Eduardo Habkost ehabkost at redhat.com
Wed Jun 13 14:17:30 UTC 2018


On Tue, Jun 12, 2018 at 01:50:33PM +0100, Daniel P. Berrangé wrote:
> On Tue, Jun 12, 2018 at 02:42:05PM +0200, Igor Mammedov wrote:
> > We can keep daemonizing flow in QEMU as it's now.
> > But Eduardo's idea about libvirt created socked + letting QEMU connect to it
> > has a merit.
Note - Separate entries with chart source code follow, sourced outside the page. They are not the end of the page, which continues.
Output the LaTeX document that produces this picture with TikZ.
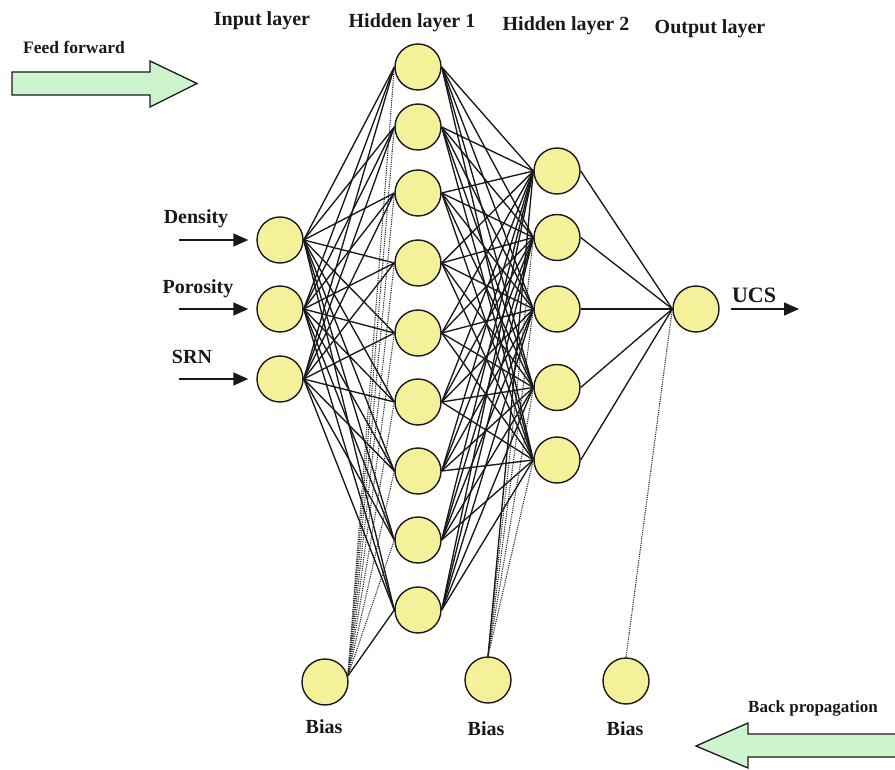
\documentclass[tikz,border=0pt]{standalone}
\usepackage{fontspec}
\setmainfont{Liberation Serif}
\usetikzlibrary{arrows.meta}
\definecolor{nodeyellow}{RGB}{245,241,155}
\definecolor{arrowgreen}{RGB}{206,244,206}
\begin{document}
\begin{tikzpicture}[x=1pt,y=-1pt,
  neuron/.style={circle,draw=black!90,line width=1.4pt,fill=nodeyellow,minimum size=46pt,inner sep=0pt},
  conn/.style={line width=1.35pt,draw=black!90},
  dotconn/.style={line width=1.1pt,draw=black!85,dash pattern=on 1.1pt off 1.1pt},
  lbl/.style={font=\bfseries\fontsize{20}{22}\selectfont,inner sep=0pt,anchor=base,text=black!90},
  smalllbl/.style={font=\bfseries\fontsize{17.5}{20}\selectfont,inner sep=0pt,anchor=base,text=black!90},
  inarrow/.style={line width=1.6pt,draw=black!90,-{Triangle[length=15pt,width=13pt]}},
  bigarrow/.style={draw=black!90,line width=1.3pt,fill=arrowgreen}]
\useasboundingbox (0,0) rectangle (895,770);

% neurons
\node[neuron] (i1) at (280,240) {};
\node[neuron] (i2) at (280,309) {};
\node[neuron] (i3) at (280,379) {};
\foreach \n/\y in {1/67,2/127,3/193,4/263,5/333,6/402,7/471,8/540,9/610}
  \node[neuron] (h\n) at (418,\y) {};
\foreach \n/\y in {1/171,2/237.5,3/309,4/387.5,5/460}
  \node[neuron] (k\n) at (557,\y) {};
\node[neuron] (o) at (696,309) {};
\node[neuron] (b1) at (325,682) {};
\node[neuron] (b2) at (488,680) {};
\node[neuron] (b3) at (626,681) {};

% connections
\foreach \i in {1,2,3}
  \foreach \j in {1,...,9}
    \draw[conn] (i\i.east) -- (h\j.west);
\foreach \i in {1,...,9}
  \foreach \j in {1,...,5}
    \draw[conn] (h\i.east) -- (k\j.west);
\foreach \j in {1,...,5}
  \draw[conn] (k\j.east) -- (o.west);
\foreach \j in {1,...,8}
  \draw[dotconn] (b1.15) -- (h\j.west);
\draw[conn] (b1.15) -- (h9.west);
\draw[conn] (b2.north) -- (k1.west);
\foreach \j in {2,...,5}
  \draw[dotconn] (b2.north) -- (k\j.west);
\draw[dotconn] (b3.north) -- (o.west);

% input / output arrows
\coordinate (da) at (179,240);
\coordinate (pa) at (179,309);
\coordinate (sa) at (179,379);
\coordinate (ua) at (799,309);
\draw[inarrow,shorten >=8pt] (da) -- (i1.west);
\draw[inarrow,shorten >=8pt] (pa) -- (i2.west);
\draw[inarrow,shorten >=8pt] (sa) -- (i3.west);
\draw[inarrow,shorten <=11pt] (o.east) -- (ua);

% labels
\node[lbl] (tin) at (262,26) {Input layer};
\node[lbl] (th1) at (412,27.5) {Hidden layer 1};
\node[lbl] (th2) at (566,30.5) {Hidden layer 2};
\node[lbl] (tout) at (710,34) {Output layer};
\node[lbl] (ld) at (196,224) {Density};
\node[lbl] (lp) at (198,294) {Porosity};
\node[lbl] (ls) at (192,363) {SRN};
\node[lbl,font=\bfseries\fontsize{22}{24}\selectfont] (lu) at (754,302) {UCS};
\node[lbl] (lb1) at (324,733) {Bias};
\node[lbl] (lb2) at (486,735) {Bias};
\node[lbl] (lb3) at (625,735) {Bias};
\node[smalllbl] (lff) at (74,54) {Feed forward};
\node[smalllbl,font=\bfseries\fontsize{17}{20}\selectfont] (lbp) at (813,712) {Back propagation};

% big arrows
\draw[bigarrow] (12,72) -- (150,72) -- (150,61) -- (197,83.5) -- (150,107) -- (150,95) -- (12,95) -- cycle;
\draw[bigarrow] (905,734) -- (748,734) -- (748,723) -- (696,746) -- (748,768) -- (748,757) -- (905,757);
\end{tikzpicture}
\end{document}
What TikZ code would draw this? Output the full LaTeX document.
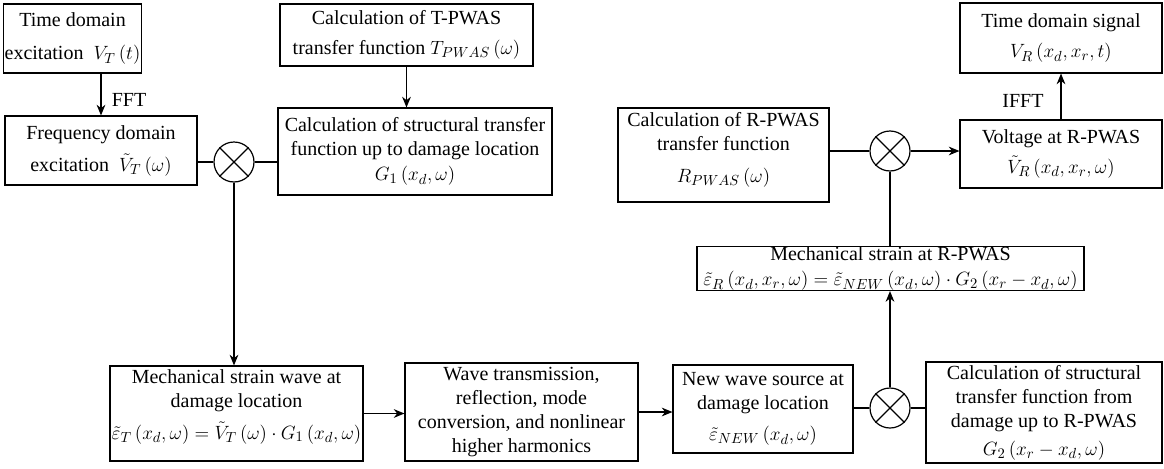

It should fix current deadlock issue with as monitor
> > won't be depending on lead exit event.
> 
> NB, libvirt only ever uses --daemonize when probing capabilities, never
> when launching QEMU for a real VM. In the latter case, we now use FD
> passing, so libvirt opens the UNIX domain socket listener, and passes
> this into QEMU. So libvirt knows it can connect to the listener
> immediately and will only ever get a failure if QEMU has exited.

So, what I'm really missing here is: do we have a good reason to
support --daemonize + --preconfig today?

The options I see are:

1) complete daemonization before preconfig main loop
----------------------------------------------------

By "complete daemonization" I mean doing chdir("/"),
stderr/stdout cleanup, chroot, and UID magic before calling
exit(0) on the main QEMU process.

Pros:
* More intuitive

Cons:
* Can break existing initialization code that don't expect
  this to happen.
  (can this be fixed?)
* Can break any preconfig-time QMP commands that rely on opening
  files
  (is it a real problem?)
* Any initialization error conditions that currently rely on
  error_report()+exit() will be very inconvenient to handle
  properly
  (this can be fixed eventually, but it's not trivial)


2) incomplete daemonization before preconfig main loop
------------------------------------------------------

This means calling exit(0) on the main process before doing the
chdir/stderr/etc magic.

Pros:
* Less likely to break initialization code and other QMP commands

Cons:
* Not what's expected from a well-behaved daemon.
  (If we're not daemonizing properly, what's the point of using
  -daemonize at all?)
* More difficult to change behavior later.


3) daemonize only after leaving preconfig state
-----------------------------------------------

AFAICS, this is the current behavior.

Pros:
* Less likely to break init code
* Keeps existing code as is

Cons:
* Less intuitive
* -daemonize becomes useless as synchronization point for monitor
  availability
* Would this be useful for anybody, at all?
* We won't be able to change this behavior later


4) Not supporting -preconfig + -daemonize
-----------------------------------------

Pros:
* Simple to implement.
* Avoids unexpected bugs.
* Saves our time.
* We can change this behavior later.

Cons:
* People might want us to support it eventually.



I believe the only reasonable options are (1) and (4).